You should think about editing your descriptive passages. While a lot of your passages evoke the setting very nicely, you have quite a bit of extraneous repetition and asides (I quite like a few asides, but don't overdo it) and you also tend to write the 'feelings' characters are expressing by telling us instead of 'showing' us.

There are some refinements that would improve your structure. Your opening descriptions of the diner for example, which come and go should all be incorporated at the top.

Write a new para to intro BILL. It's a new shot.

At a corner booth BILL DOUGLAS, (give us an exact age), sits

Your use of parentheticals is overdone.

Forging a bond etc. You need to show this bond forming not write it as a novel passage. Same with the 'shared stories' bit below.

As the transition from day to night unfolds, the diner
becomes a haven of shared stories and newfound hope, fueled
by the unlikely friendship between Bill and Vin.


Also, the transition is not needed or correctly formatted.
The change in the Slugline will indicate NIGHT and perhaps a descriptive sentence about the shadows lengthening, people coming and going etc.

VIN
(revealing)                (no need for this parenthetical)
Legend has it that they had the
power to grant wishes. Pure,
heartfelt wishes. Unfortunately
they were all slaughtered. But
something strange and magical
happened, their blood seeped out
onto this cooler of all places. And
now it has the same ability. Just
imagine... all you had to do was
wish for something, and it would be
granted.


Too long imho. Stop at wishes, heartfelt is not needed.
How were they slaughtered? It's a bit glib the way that part of the legend is glossed over, and a throwaway that description.

A cooler? I know that was one of your parameters but perhaps it's what's inside the cooler that is magical? Or change it now that the parameters don't apply.

It demands a life for
each wish.


Been done before, but it's a good premise for Horror.

VIN
(smiling)
Belief, my friend, is a choice we
make. It's about embracing the
power of imagination and holding
onto hope, even when the world
seems bleak. We may not fully
understand the mysteries of this
world, but sometimes, it's the
belief in the extra-ordinary that
brings forth the extraordinary


You could condense this (above) and wouldn't lose much of the sentiment.

Something like:
Belief, my friend is about holding onto hope. It's about embracing the mysteries of this world and believing in the extraordinary over the ordinary.

A few typos throughout : cry's cries nocked, knocked etc.

Your final lines would have to be Superimposed for an audience to read your final message. And it didn't make sense to me - see below. *

The story itself is quite convoluted. A mix of absurdist horror, heartfelt drama, and big doses of horror, or at least gore.

Bill doesn't seem to grasp the meaning of every time he makes a wish it results in the death of someone. At the beginning a man drops dead (all because Bill really wanted pie?). And everyone's oblivious?

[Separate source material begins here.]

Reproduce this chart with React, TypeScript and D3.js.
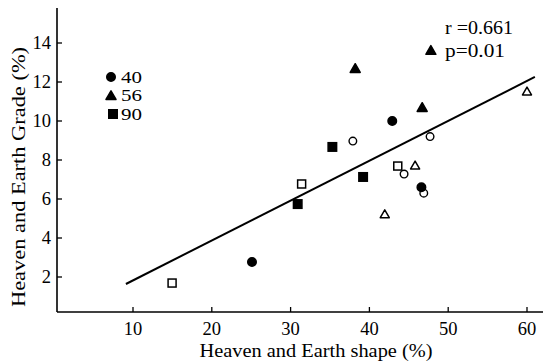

An entire family drops dead, robbers come into the diner (that was a really unexpected event), robber ends up with his head in a box - I suppose you could say he got his just desserts - and Lucy drops dead as well.

It was just a bit all over the joint for me. A bit confusing too.

* The message at the end with Bill giving his life for his wife - at least that's what I think happened? But then all of it couldn't even have happened without the magic cooler, and yet your message says the greatest gift is not the cooler, but love? And Vin returns as well?

A mixed bag for me but I think this could be revamped without the strict parameters and the deadline.

Hope to see more of you around here.